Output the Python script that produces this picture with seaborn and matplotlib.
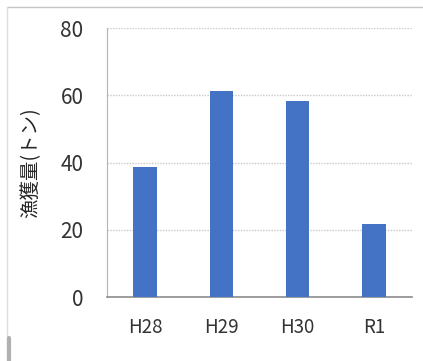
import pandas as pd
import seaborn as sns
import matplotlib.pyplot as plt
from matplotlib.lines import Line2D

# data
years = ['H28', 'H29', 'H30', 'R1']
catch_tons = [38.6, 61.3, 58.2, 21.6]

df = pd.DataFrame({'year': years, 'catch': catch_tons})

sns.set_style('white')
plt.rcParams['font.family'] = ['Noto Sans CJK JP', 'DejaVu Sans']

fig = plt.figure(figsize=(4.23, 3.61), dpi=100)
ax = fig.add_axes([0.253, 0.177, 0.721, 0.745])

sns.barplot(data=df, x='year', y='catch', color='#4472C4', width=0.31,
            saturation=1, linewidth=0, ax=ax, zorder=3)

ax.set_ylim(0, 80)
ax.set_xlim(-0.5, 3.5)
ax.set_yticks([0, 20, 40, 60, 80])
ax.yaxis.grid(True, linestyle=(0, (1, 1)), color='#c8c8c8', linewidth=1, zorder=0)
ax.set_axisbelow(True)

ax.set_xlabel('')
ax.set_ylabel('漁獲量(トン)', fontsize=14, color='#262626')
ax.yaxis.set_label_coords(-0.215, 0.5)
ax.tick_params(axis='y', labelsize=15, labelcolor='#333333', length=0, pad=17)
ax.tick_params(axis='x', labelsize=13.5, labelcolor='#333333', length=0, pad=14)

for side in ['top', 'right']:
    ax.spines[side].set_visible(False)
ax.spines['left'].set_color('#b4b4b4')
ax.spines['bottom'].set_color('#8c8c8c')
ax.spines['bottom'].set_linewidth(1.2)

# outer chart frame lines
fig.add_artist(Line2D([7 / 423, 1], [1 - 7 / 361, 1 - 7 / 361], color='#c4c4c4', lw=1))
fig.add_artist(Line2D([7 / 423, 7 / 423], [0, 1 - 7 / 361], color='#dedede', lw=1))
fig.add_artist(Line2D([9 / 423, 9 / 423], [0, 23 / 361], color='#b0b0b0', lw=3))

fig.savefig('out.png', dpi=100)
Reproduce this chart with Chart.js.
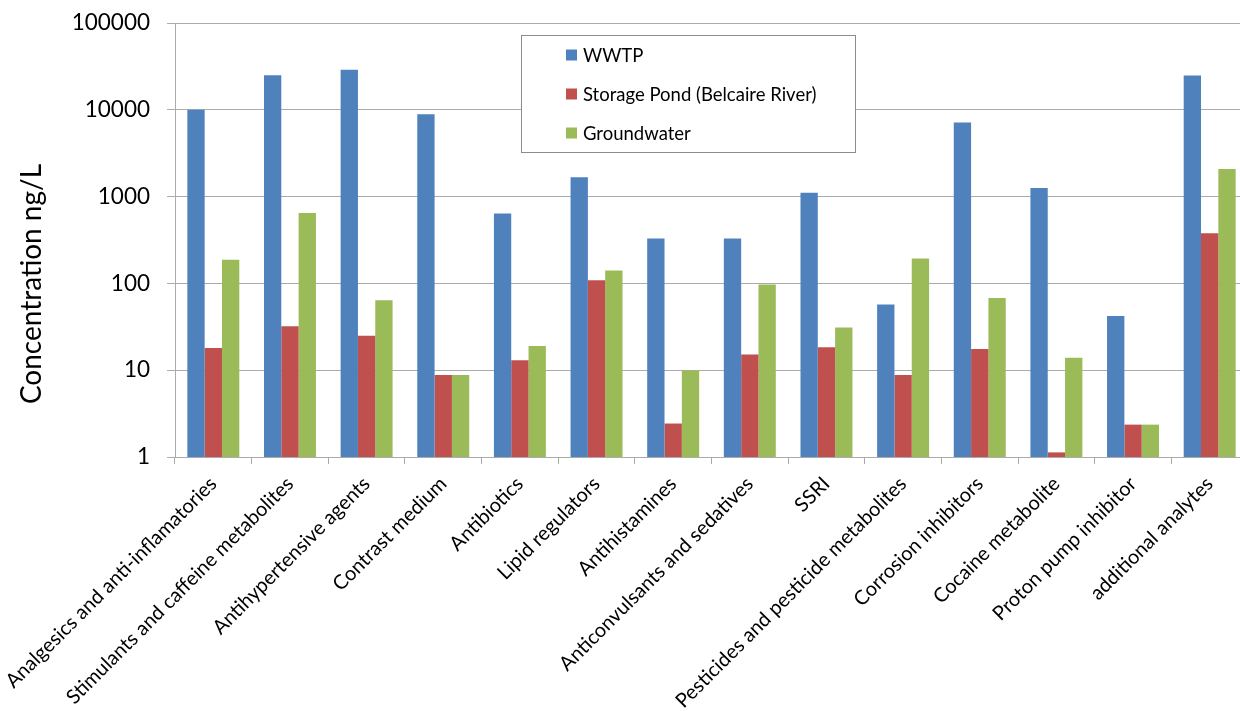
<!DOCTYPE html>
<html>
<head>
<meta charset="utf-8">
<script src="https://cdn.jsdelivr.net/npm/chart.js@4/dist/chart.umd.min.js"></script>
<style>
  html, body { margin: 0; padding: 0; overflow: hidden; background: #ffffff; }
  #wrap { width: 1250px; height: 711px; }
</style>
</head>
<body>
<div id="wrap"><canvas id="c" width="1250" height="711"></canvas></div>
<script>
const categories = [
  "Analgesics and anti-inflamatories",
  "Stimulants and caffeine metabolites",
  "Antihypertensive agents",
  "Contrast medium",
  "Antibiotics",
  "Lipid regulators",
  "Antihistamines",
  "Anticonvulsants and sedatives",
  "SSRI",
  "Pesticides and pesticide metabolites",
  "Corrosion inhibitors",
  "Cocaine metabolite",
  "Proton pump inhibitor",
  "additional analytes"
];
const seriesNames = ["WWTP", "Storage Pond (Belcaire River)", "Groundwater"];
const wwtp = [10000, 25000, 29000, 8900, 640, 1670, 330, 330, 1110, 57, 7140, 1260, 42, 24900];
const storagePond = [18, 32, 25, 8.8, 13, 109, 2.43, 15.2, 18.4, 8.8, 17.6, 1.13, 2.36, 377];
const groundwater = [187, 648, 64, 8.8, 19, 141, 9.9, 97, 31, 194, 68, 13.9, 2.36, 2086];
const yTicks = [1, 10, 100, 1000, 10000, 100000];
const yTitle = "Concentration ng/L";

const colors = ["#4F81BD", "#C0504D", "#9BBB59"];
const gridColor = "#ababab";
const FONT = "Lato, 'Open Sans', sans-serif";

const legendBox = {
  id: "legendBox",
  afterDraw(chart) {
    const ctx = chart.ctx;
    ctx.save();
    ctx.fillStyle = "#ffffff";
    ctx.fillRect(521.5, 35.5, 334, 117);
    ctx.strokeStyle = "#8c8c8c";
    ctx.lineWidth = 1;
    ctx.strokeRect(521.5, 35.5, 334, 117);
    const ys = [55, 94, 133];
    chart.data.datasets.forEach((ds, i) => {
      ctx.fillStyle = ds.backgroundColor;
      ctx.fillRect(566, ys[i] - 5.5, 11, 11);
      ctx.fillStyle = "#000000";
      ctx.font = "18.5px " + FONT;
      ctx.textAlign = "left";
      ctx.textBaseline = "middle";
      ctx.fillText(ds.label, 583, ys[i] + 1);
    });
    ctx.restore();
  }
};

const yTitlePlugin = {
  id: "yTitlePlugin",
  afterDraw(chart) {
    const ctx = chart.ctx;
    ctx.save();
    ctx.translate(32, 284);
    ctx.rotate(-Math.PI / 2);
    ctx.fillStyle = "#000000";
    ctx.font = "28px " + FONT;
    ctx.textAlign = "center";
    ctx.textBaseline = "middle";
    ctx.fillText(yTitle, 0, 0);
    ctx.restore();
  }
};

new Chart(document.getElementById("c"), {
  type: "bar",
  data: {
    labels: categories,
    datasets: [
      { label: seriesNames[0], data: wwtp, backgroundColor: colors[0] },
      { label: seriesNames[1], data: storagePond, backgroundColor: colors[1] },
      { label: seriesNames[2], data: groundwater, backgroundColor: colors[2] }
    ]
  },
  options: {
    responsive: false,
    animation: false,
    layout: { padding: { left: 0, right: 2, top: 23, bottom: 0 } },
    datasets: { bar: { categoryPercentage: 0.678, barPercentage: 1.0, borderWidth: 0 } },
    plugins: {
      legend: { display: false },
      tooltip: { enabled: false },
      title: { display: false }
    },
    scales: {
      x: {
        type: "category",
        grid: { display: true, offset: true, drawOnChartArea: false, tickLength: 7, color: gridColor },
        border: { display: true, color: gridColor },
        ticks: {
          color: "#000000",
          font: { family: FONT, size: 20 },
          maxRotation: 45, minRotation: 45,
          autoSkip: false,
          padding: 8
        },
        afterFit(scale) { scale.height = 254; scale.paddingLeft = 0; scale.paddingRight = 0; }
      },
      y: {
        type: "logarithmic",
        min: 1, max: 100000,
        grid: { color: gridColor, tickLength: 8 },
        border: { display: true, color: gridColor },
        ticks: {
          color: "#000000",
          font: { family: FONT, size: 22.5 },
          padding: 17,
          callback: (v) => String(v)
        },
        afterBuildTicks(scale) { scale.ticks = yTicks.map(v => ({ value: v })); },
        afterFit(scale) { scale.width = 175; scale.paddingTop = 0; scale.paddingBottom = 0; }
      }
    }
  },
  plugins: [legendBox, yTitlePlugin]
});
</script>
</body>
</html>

GIVEN PROBLEM: All records must be output exactly as they are, except for the pictures, which are left out.

RESULT FOR THIS EXERCISE:
Output the Python script that produces this picture with seaborn and matplotlib.
import pandas as pd
import seaborn as sns
import matplotlib.pyplot as plt
from matplotlib.lines import Line2D

# data
years = ['H28', 'H29', 'H30', 'R1']
catch_tons = [38.6, 61.3, 58.2, 21.6]

df = pd.DataFrame({'year': years, 'catch': catch_tons})

sns.set_style('white')
plt.rcParams['font.family'] = ['Noto Sans CJK JP', 'DejaVu Sans']

fig = plt.figure(figsize=(4.23, 3.61), dpi=100)
ax = fig.add_axes([0.253, 0.177, 0.721, 0.745])

sns.barplot(data=df, x='year', y='catch', color='#4472C4', width=0.31,
            saturation=1, linewidth=0, ax=ax, zorder=3)

ax.set_ylim(0, 80)
ax.set_xlim(-0.5, 3.5)
ax.set_yticks([0, 20, 40, 60, 80])
ax.yaxis.grid(True, linestyle=(0, (1, 1)), color='#c8c8c8', linewidth=1, zorder=0)
ax.set_axisbelow(True)

ax.set_xlabel('')
ax.set_ylabel('漁獲量(トン)', fontsize=14, color='#262626')
ax.yaxis.set_label_coords(-0.215, 0.5)
ax.tick_params(axis='y', labelsize=15, labelcolor='#333333', length=0, pad=17)
ax.tick_params(axis='x', labelsize=13.5, labelcolor='#333333', length=0, pad=14)

for side in ['top', 'right']:
    ax.spines[side].set_visible(False)
ax.spines['left'].set_color('#b4b4b4')
ax.spines['bottom'].set_color('#8c8c8c')
ax.spines['bottom'].set_linewidth(1.2)

# outer chart frame lines
fig.add_artist(Line2D([7 / 423, 1], [1 - 7 / 361, 1 - 7 / 361], color='#c4c4c4', lw=1))
fig.add_artist(Line2D([7 / 423, 7 / 423], [0, 1 - 7 / 361], color='#dedede', lw=1))
fig.add_artist(Line2D([9 / 423, 9 / 423], [0, 23 / 361], color='#b0b0b0', lw=3))

fig.savefig('out.png', dpi=100)
Reproduce this chart with Chart.js.
<!DOCTYPE html>
<html>
<head>
<meta charset="utf-8">
<script src="https://cdn.jsdelivr.net/npm/chart.js@4/dist/chart.umd.min.js"></script>
<style>
  html, body { margin: 0; padding: 0; overflow: hidden; background: #ffffff; }
  #wrap { width: 1250px; height: 711px; }
</style>
</head>
<body>
<div id="wrap"><canvas id="c" width="1250" height="711"></canvas></div>
<script>
const categories = [
  "Analgesics and anti-inflamatories",
  "Stimulants and caffeine metabolites",
  "Antihypertensive agents",
  "Contrast medium",
  "Antibiotics",
  "Lipid regulators",
  "Antihistamines",
  "Anticonvulsants and sedatives",
  "SSRI",
  "Pesticides and pesticide metabolites",
  "Corrosion inhibitors",
  "Cocaine metabolite",
  "Proton pump inhibitor",
  "additional analytes"
];
const seriesNames = ["WWTP", "Storage Pond (Belcaire River)", "Groundwater"];
const wwtp = [10000, 25000, 29000, 8900, 640, 1670, 330, 330, 1110, 57, 7140, 1260, 42, 24900];
const storagePond = [18, 32, 25, 8.8, 13, 109, 2.43, 15.2, 18.4, 8.8, 17.6, 1.13, 2.36, 377];
const groundwater = [187, 648, 64, 8.8, 19, 141, 9.9, 97, 31, 194, 68, 13.9, 2.36, 2086];
const yTicks = [1, 10, 100, 1000, 10000, 100000];
const yTitle = "Concentration ng/L";

const colors = ["#4F81BD", "#C0504D", "#9BBB59"];
const gridColor = "#ababab";
const FONT = "Lato, 'Open Sans', sans-serif";

const legendBox = {
  id: "legendBox",
  afterDraw(chart) {
    const ctx = chart.ctx;
    ctx.save();
    ctx.fillStyle = "#ffffff";
    ctx.fillRect(521.5, 35.5, 334, 117);
    ctx.strokeStyle = "#8c8c8c";
    ctx.lineWidth = 1;
    ctx.strokeRect(521.5, 35.5, 334, 117);
    const ys = [55, 94, 133];
    chart.data.datasets.forEach((ds, i) => {
      ctx.fillStyle = ds.backgroundColor;
      ctx.fillRect(566, ys[i] - 5.5, 11, 11);
      ctx.fillStyle = "#000000";
      ctx.font = "18.5px " + FONT;
      ctx.textAlign = "left";
      ctx.textBaseline = "middle";
      ctx.fillText(ds.label, 583, ys[i] + 1);
    });
    ctx.restore();
  }
};

const yTitlePlugin = {
  id: "yTitlePlugin",
  afterDraw(chart) {
    const ctx = chart.ctx;
    ctx.save();
    ctx.translate(32, 284);
    ctx.rotate(-Math.PI / 2);
    ctx.fillStyle = "#000000";
    ctx.font = "28px " + FONT;
    ctx.textAlign = "center";
    ctx.textBaseline = "middle";
    ctx.fillText(yTitle, 0, 0);
    ctx.restore();
  }
};

new Chart(document.getElementById("c"), {
  type: "bar",
  data: {
    labels: categories,
    datasets: [
      { label: seriesNames[0], data: wwtp, backgroundColor: colors[0] },
      { label: seriesNames[1], data: storagePond, backgroundColor: colors[1] },
      { label: seriesNames[2], data: groundwater, backgroundColor: colors[2] }
    ]
  },
  options: {
    responsive: false,
    animation: false,
    layout: { padding: { left: 0, right: 2, top: 23, bottom: 0 } },
    datasets: { bar: { categoryPercentage: 0.678, barPercentage: 1.0, borderWidth: 0 } },
    plugins: {
      legend: { display: false },
      tooltip: { enabled: false },
      title: { display: false }
    },
    scales: {
      x: {
        type: "category",
        grid: { display: true, offset: true, drawOnChartArea: false, tickLength: 7, color: gridColor },
        border: { display: true, color: gridColor },
        ticks: {
          color: "#000000",
          font: { family: FONT, size: 20 },
          maxRotation: 45, minRotation: 45,
          autoSkip: false,
          padding: 8
        },
        afterFit(scale) { scale.height = 254; scale.paddingLeft = 0; scale.paddingRight = 0; }
      },
      y: {
        type: "logarithmic",
        min: 1, max: 100000,
        grid: { color: gridColor, tickLength: 8 },
        border: { display: true, color: gridColor },
        ticks: {
          color: "#000000",
          font: { family: FONT, size: 22.5 },
          padding: 17,
          callback: (v) => String(v)
        },
        afterBuildTicks(scale) { scale.ticks = yTicks.map(v => ({ value: v })); },
        afterFit(scale) { scale.width = 175; scale.paddingTop = 0; scale.paddingBottom = 0; }
      }
    }
  },
  plugins: [legendBox, yTitlePlugin]
});
</script>
</body>
</html>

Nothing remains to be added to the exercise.